といっても別に毎月何十冊も読むわけではなく、時折本屋を訪れて3~4冊まとめて購入して一気に読む程度で、その頻度もまちまちである。

 ある時、私が本屋でまとめ買いをするタイミングの共通点に気付いた。
それは、私が恋愛で苦しんでいる時だった。

 たとえば、失恋したとき。彼からの連絡がないとき。浮気されたとき。片思いで苦しいとき。
恋愛がうまくいっていない時、私はどうやら小説の世界に逃げ込む癖があるらしい。

 そんなときの私が選ぶのは決まって、ほっこりするような短編集であったり、前を向いて生きていこう、と思えるような本たち。どうにかして前向きな気持ちになりたいという本音が現れたようなチョイスだ。

おかげで私の本棚はそういう、一息つけるような、明日を生きる元気がでるような小説がずらりと並んでいる。



 苦しくてどうしようもなくてふらりと本屋に立ち寄って直感で選んだ本たち。
 こういう時に私が選んだ本は、不思議と一冊に一節はほぼ確実に私に響く箇所がある。
その一節を目にしたとたん、涙があふれてきて「ああこの言葉は今の私に必要な言葉だ」とじわじわ沁みてくるのだ。
 その瞬間、私は本を読むのが好きだなあと強く思う。

 何度本に救われただろう。
 何度本を読んで泣いただろう。
 
 そうやって私に必要な一節を見つけるたびに、傷ついて疲弊した心は少しずつ癒されて、数冊読むうちに気付けば前を向いている。

 これを繰り返して私は立ち直ってきた。

 私にとって読書は、心のデトックスのためになくてはならない存在なのだと思う。
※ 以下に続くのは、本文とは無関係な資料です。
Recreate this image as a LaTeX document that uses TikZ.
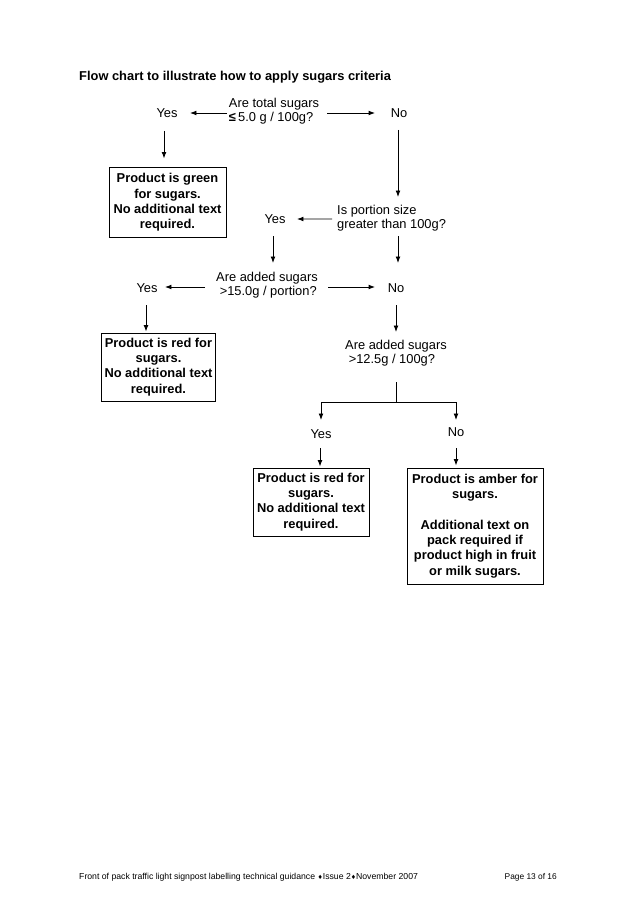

それも、できれば紙の本。(もちろん電子書籍も好きだけど)

 ページをめくる動作が、指先に触れる紙の質感が、インクの香りが、より一層「本を読んでいる」ことを実感させてくれる。

 少し前までは、本を読むのは自宅だけだった。
けれど、ある時、どうしようもなくつらい恋をした。
 彼のLINEの返信を待つばかりで、鳴らないスマホばかり見て、仕事にも集中できなくなった。

 そんな自分がいやで「せめて仕事の昼休みだけでもネットから離れよう」と思った。
 なにせ、仕事柄一日中PCとにらめっこで、家だろうがどこだろうが空き時間は鳴らないスマホを眺めて、いつ連絡が来てもいいように時間を空けるために、おでかけよりもネットサーフィンで暇をつぶす日々だったから。

 思い立ったが吉日とばかり、会社から一番近いカフェに、スマホを置いて財布と本をもって通うようになった。
 正直ランチ代は痛いけれど、これが思いのほかよかった。

 スマホがないから気にしたくてもできない。

 コーヒーを片手に目の前の本に向き合うだけの時間。
なんて気持ちがいいのだろう。
最初はつらい恋から現実逃避するためだったけれど、
気づけば「ネットから離れて本を読むだけの時間」もまた好きになっていた。
 
 本を読むためにカフェにいくようになって、苦手だった無糖のカフェラテも好きになったし、新しい喫茶店探してみようとか、そんなことも始めた。

 本が、私に新しい趣味をくれた。

 本の世界に入り込んだり、エッセイを読んで知らない誰かの考えを知ったり、ただ読むだけでも私の世界を豊かにしてくれるのに、この上新しい趣味までくれるって、いや、もう、最高としかいいようがないのでは?